Elles ne sont plus « invisibles »

Depuis un mois et demi, neuf « femmes de ménage » de la centrale nucléaire de Civaux sont en grève pour réclamer une reconnaissance financière et matérielle. Soutenues par la CGT et des élus, elles bénéficient d’une importante caisse de solidarité. Et si leur combat était emblématique ?

Romain Mudrak

Le7.info

En descendant du podium improvisé mardi dernier, à l’entrée du site nucléaire de Civaux, Catherine, 54 ans, est en larmes. Plus de 300 personnes les ont applaudies, elle et les huit autres « femmes de ménage » de la centrale en grève depuis un mois et demi pour obtenir de meilleures conditions de travail et de salaire. « Je remercie tous ceux qui nous soutiennent, on a toujours l’impression de ne pas mériter autant d’attention parce qu’on n’est que neuf et qu’on fait un métier invisible. » 
Ce jour-là, le député de la Somme François Ruffin est venu les rencontrer et les soutenir. Une façon de « rendre visible les invisibles ». En 2020, le médiatique représentant de La France insoumise avait déposé en vain une proposition de loi pour « encadrer la sous-traitance et cesser la maltraitance des femmes de ménage ». Une expérience retracée six mois plus tard dans le film Debout les femmes !. Pour lui, le mot d’ordre n’a pas changé : « La base, c’est la réinternalisation de ce métier comme celui des vigiles par exemple. Aujourd’hui, elles sont employées par Elior Services, mais il ne faut pas oublier la responsabilité d’EDF, le donneur d’ordre, qui lance des appels d’offres de plus en plus serrés. EDF doit intervenir. »

« On s’est retrouvé »

Le 10 janvier, Marie-Agnès, Sylviane, Martine, Marlène, Elisabeth, Sylvie, Anita, Sandra et Catherine ont dit stop aux tendinites à répétition, aux lumbagos et aux hernies discales. Avec le soutien de la CGT de la centrale, elles se sont donc mobilisées pour obtenir de meilleures conditions de travail, des équipements de protection, mais aussi pour réclamer une hausse de salaire de 200€ bruts et un treizième mois. Une rencontre organisée la semaine dernière avec la direction d’Elior Services n’a pas abouti à un accord. « Ça ne nous dérange pas de nettoyer, mais pas dans ces conditions », note Marie-Agnès. « La prime de salissure à 3€ bruts par mois, c’est une preuve de mépris, reprend Catherine. Quand j’ai commencé en 1993, on était deux, on pouvait s’entraider, on se fêtait nos anniversaires, mais depuis dix ans on est chacune de son côté. »

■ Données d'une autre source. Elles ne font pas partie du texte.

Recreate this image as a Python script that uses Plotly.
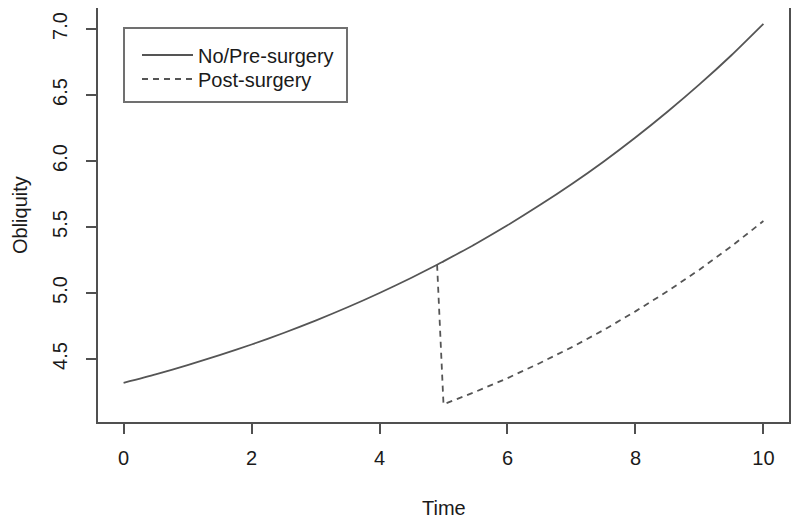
import plotly.graph_objects as go

# Data
time_pre = [0, 0.5, 1, 1.5, 2, 2.5, 3, 3.5, 4, 4.5, 4.9, 5, 5.5, 6, 6.5, 7, 7.5, 8, 8.5, 9, 9.5, 10]
obliq_pre = [4.32, 4.384, 4.454, 4.529, 4.61, 4.697, 4.791, 4.892, 5.0, 5.116, 5.214, 5.24, 5.372,
             5.513, 5.664, 5.824, 5.995, 6.178, 6.373, 6.58, 6.801, 7.039]

time_post = [4.9, 5, 5.5, 6, 6.5, 7, 7.5, 8, 8.5, 9, 9.5, 10]
obliq_post = [5.214, 4.157, 4.252, 4.355, 4.468, 4.588, 4.719, 4.861, 5.013, 5.177, 5.354, 5.545]

x_ticks = [0, 2, 4, 6, 8, 10]
y_ticks = [4.5, 5.0, 5.5, 6.0, 6.5, 7.0]
y_tick_text = ["4.5", "5.0", "5.5", "6.0", "6.5", "7.0"]

LINE = "#555555"
AX = "#505050"
FONT = dict(family="Liberation Sans, Arial, sans-serif", size=20, color="#1a1a1a")

# page is drawn with an 8px body margin; plot area target (in figure px): x 90..781, y 0..414
ML, MT, PW, PH = 90, 0, 691, 414

fig = go.Figure()
fig.add_trace(go.Scatter(x=time_pre, y=obliq_pre, mode="lines", name="No/Pre-surgery",
                         legend="legend",
                         line=dict(color=LINE, width=1.8, shape="spline", smoothing=0.6)))
fig.add_trace(go.Scatter(x=time_post, y=obliq_post, mode="lines", name="Post-surgery",
                         legend="legend2",
                         line=dict(color=LINE, width=1.8, dash="6px,5px")))

# legend frame
fig.add_shape(type="rect", xref="paper", yref="paper",
              x0=26 / PW, x1=249 / PW,
              y0=1 - 94 / PH, y1=1 - 20 / PH,
              line=dict(color="#707070", width=2), fillcolor="rgba(0,0,0,0)")

fig.add_annotation(text="Time", xref="paper", yref="paper", x=0.5, y=-86 / PH,
                   xanchor="center", yanchor="middle", showarrow=False, font=FONT)
fig.add_annotation(text="Obliquity", xref="paper", yref="paper", x=-78 / PW, y=0.5,
                   xanchor="center", yanchor="middle", showarrow=False, textangle=-90, font=FONT)

leg_common = dict(xanchor="left", yanchor="middle", bgcolor="rgba(0,0,0,0)", borderwidth=0,
                  font=FONT, itemwidth=51)

fig.update_layout(
    width=800, height=520,
    margin=dict(l=ML, r=800 - ML - PW, t=MT, b=520 - MT - PH),
    paper_bgcolor="white", plot_bgcolor="white",
    font=FONT,
    showlegend=True,
    legend=dict(x=39 / PW, y=1 - 47 / PH, **leg_common),
    legend2=dict(x=39 / PW, y=1 - 71 / PH, **leg_common),
    xaxis=dict(range=[-0.4, 10.4], tickvals=x_ticks, ticks="outside", ticklen=10,
               tickcolor=AX, tickwidth=1.5, showline=True, linecolor=AX, linewidth=1.5,
               mirror=True, showgrid=False, zeroline=False, ticklabelstandoff=7,
               automargin=False),
    yaxis=dict(range=[4.023, 7.159], tickvals=y_ticks, ticktext=y_tick_text, ticks="outside",
               ticklen=10, tickcolor=AX, tickwidth=1.5, showline=True, linecolor=AX,
               linewidth=1.5, mirror=True, showgrid=False, zeroline=False, tickangle=-90,
               ticklabelstandoff=11, automargin=False),
)

fig.write_html("out.html")
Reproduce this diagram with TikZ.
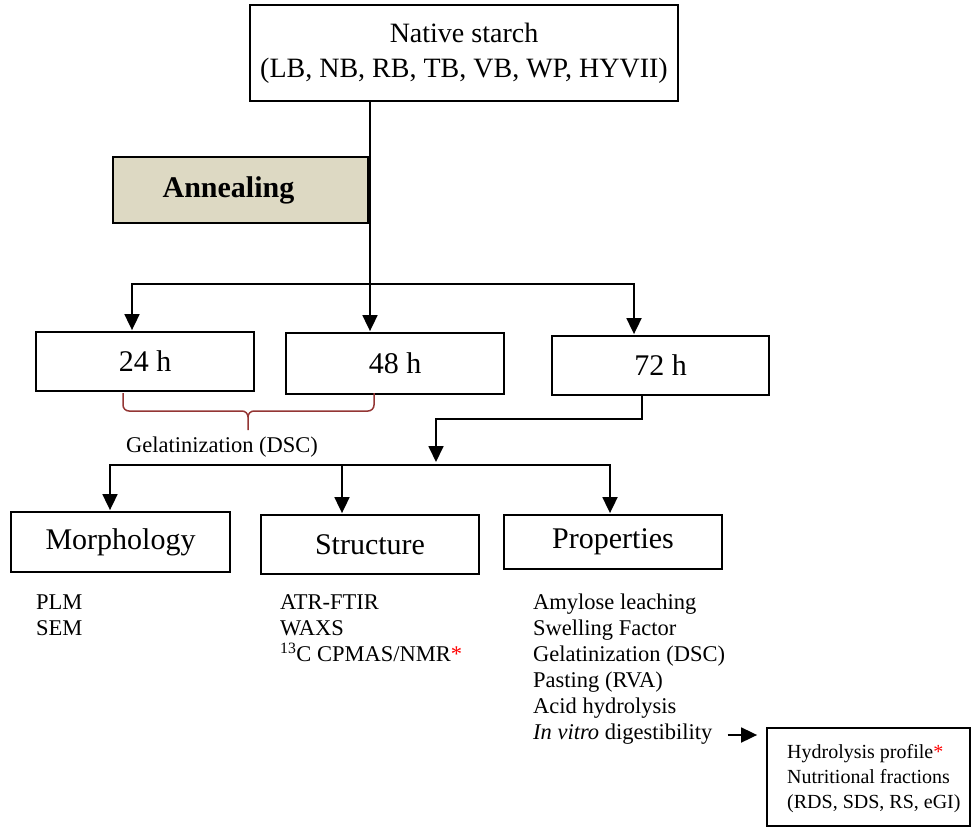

Conséquence inattendue, ce mouvement social, qui ne devait durer que trois ou quatre jours, a renforcé leurs liens. « Dès le premier jour de grève, on s’est retrouvé. Aujourd’hui, on s’entend bien et on mange beaucoup trop de gâteaux ! » L’autre surprise, c’est le succès remporté par la caisse de solidarité. Plus de 
13 000€ ont été collectés en un mois pour compenser les pertes de salaire des grévistes. De quoi faire de cette mobilisation une « lutte à la fois matérielle et spirituelle, selon François Ruffin. Ce qu’elles font ici, le but c’est de l’étendre à toute la France pour que les gens se reparlent, fassent société et créent de la joie dans un pays atteint par la sinistrose. » Pour les différents protagonistes, ces neuf agents de nettoyage symbolisent le combat des « salariés de la deuxième ligne », dont la fonction n’a pas été revalorisée malgré le discours du Président de la République.